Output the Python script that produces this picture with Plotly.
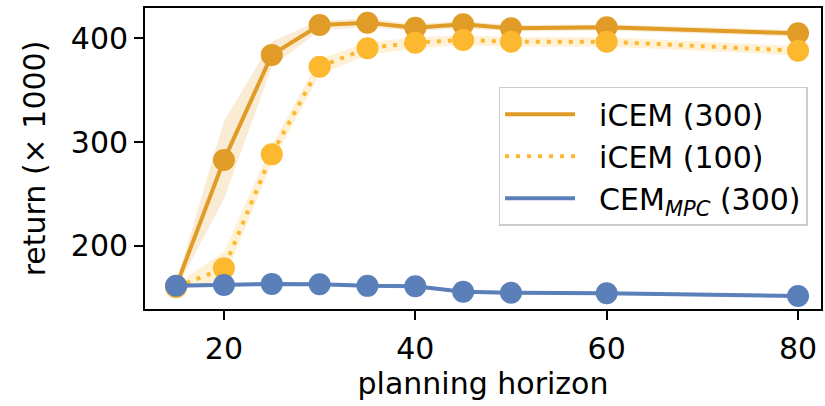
import plotly.graph_objects as go

# planning horizons evaluated
horizon = [15, 20, 25, 30, 35, 40, 45, 50, 60, 80]

# mean return (x 1000) per method
icem300_mean = [161.0, 282.6, 384.0, 412.8, 415.0, 410.2, 413.5, 409.6, 410.6, 404.8]
icem300_lo = [158.0, 245.0, 372.0, 408.0, 411.0, 407.0, 410.0, 406.5, 407.5, 401.5]
icem300_hi = [164.0, 320.0, 397.0, 417.0, 419.0, 413.5, 417.0, 412.5, 413.5, 408.0]

icem100_mean = [160.0, 178.2, 288.1, 372.6, 390.4, 395.8, 398.4, 396.7, 396.7, 388.0]
icem100_lo = [157.0, 167.0, 279.0, 365.0, 384.0, 390.5, 393.5, 392.0, 392.0, 383.5]
icem100_hi = [163.0, 194.0, 297.0, 380.0, 396.0, 401.0, 403.0, 401.0, 401.0, 392.5]

cem_mean = [161.5, 162.2, 163.2, 162.8, 161.3, 161.0, 155.6, 154.7, 154.1, 151.5]
cem_lo = [160.0, 160.7, 161.7, 161.3, 159.8, 159.5, 154.1, 153.2, 152.6, 150.0]
cem_hi = [163.0, 163.7, 164.7, 164.3, 162.8, 162.5, 157.1, 156.2, 155.6, 153.0]

labels = ["iCEM (300)", "iCEM (100)", "CEM<sub><i>MPC</i></sub> (300)"]
colors = ["#E09C26", "#FCB82E", "#5B7FB8"]
bands = ["rgba(224,156,38,0.2)", "rgba(252,184,46,0.2)", "rgba(91,127,184,0.2)"]
dashes = ["solid", "4px,7px", "solid"]

series = [
    (icem300_mean, icem300_lo, icem300_hi),
    (icem100_mean, icem100_lo, icem100_hi),
    (cem_mean, cem_lo, cem_hi),
]

FONT = "DejaVu Sans"
FS = 30
fig = go.Figure()

for (mean, lo, hi), col, band, dash, name in zip(series, colors, bands, dashes, labels):
    # shaded spread
    fig.add_trace(go.Scatter(
        x=horizon + horizon[::-1], y=hi + lo[::-1],
        fill="toself", fillcolor=band, line=dict(width=0),
        mode="lines", hoverinfo="skip", showlegend=False,
    ))
    # mean curve with markers
    fig.add_trace(go.Scatter(
        x=horizon, y=mean, mode="lines+markers",
        line=dict(color=col, width=4, dash=dash),
        marker=dict(color=col, size=22, line=dict(width=0)),
        showlegend=False, name=name,
    ))

# legend entries (line only)
for col, dash, name in zip(colors, dashes, labels):
    fig.add_trace(go.Scatter(
        x=[None], y=[None], mode="lines",
        line=dict(color=col, width=4, dash=dash), name="  " + name,
    ))

axis_common = dict(
    showline=True, mirror=True, linecolor="black", linewidth=1.8,
    ticks="outside", ticklen=9, tickwidth=1.8, tickcolor="black",
    showgrid=False, zeroline=False,
    tickfont=dict(family=FONT, size=FS, color="black"),
)

fig.update_layout(
    width=825, height=406,
    margin=dict(l=145, r=2, t=8, b=97),
    paper_bgcolor="white", plot_bgcolor="white",
    font=dict(family=FONT, size=FS, color="black"),
    xaxis=dict(range=[11.75, 82.4], tickvals=[20, 40, 60, 80], ticklabelstandoff=3,
               title=dict(text="planning horizon", font=dict(family=FONT, size=FS), standoff=8),
               **axis_common),
    yaxis=dict(range=[139, 429.2], tickvals=[200, 300, 400],
               title=dict(text="return (× 1000)", font=dict(family=FONT, size=FS), standoff=16),
               **axis_common),
    legend=dict(
        x=0.523, y=0.738, xanchor="left", yanchor="top",
        bgcolor="rgba(255,255,255,0.85)", bordercolor="#CCCCCC", borderwidth=1.5,
        font=dict(family=FONT, size=FS, color="black"),
        itemwidth=70,
    ),
    showlegend=True,
)

fig.write_html("out.html")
━━━━━━
What to do:
Set the lines above down again, word for word, from the first through the one containing "412.5, 413.5, 408.0]"; pictures excluded.

Reply to the task:
Output the Python script that produces this picture with Plotly.
import plotly.graph_objects as go

# planning horizons evaluated
horizon = [15, 20, 25, 30, 35, 40, 45, 50, 60, 80]

# mean return (x 1000) per method
icem300_mean = [161.0, 282.6, 384.0, 412.8, 415.0, 410.2, 413.5, 409.6, 410.6, 404.8]
icem300_lo = [158.0, 245.0, 372.0, 408.0, 411.0, 407.0, 410.0, 406.5, 407.5, 401.5]
icem300_hi = [164.0, 320.0, 397.0, 417.0, 419.0, 413.5, 417.0, 412.5, 413.5, 408.0]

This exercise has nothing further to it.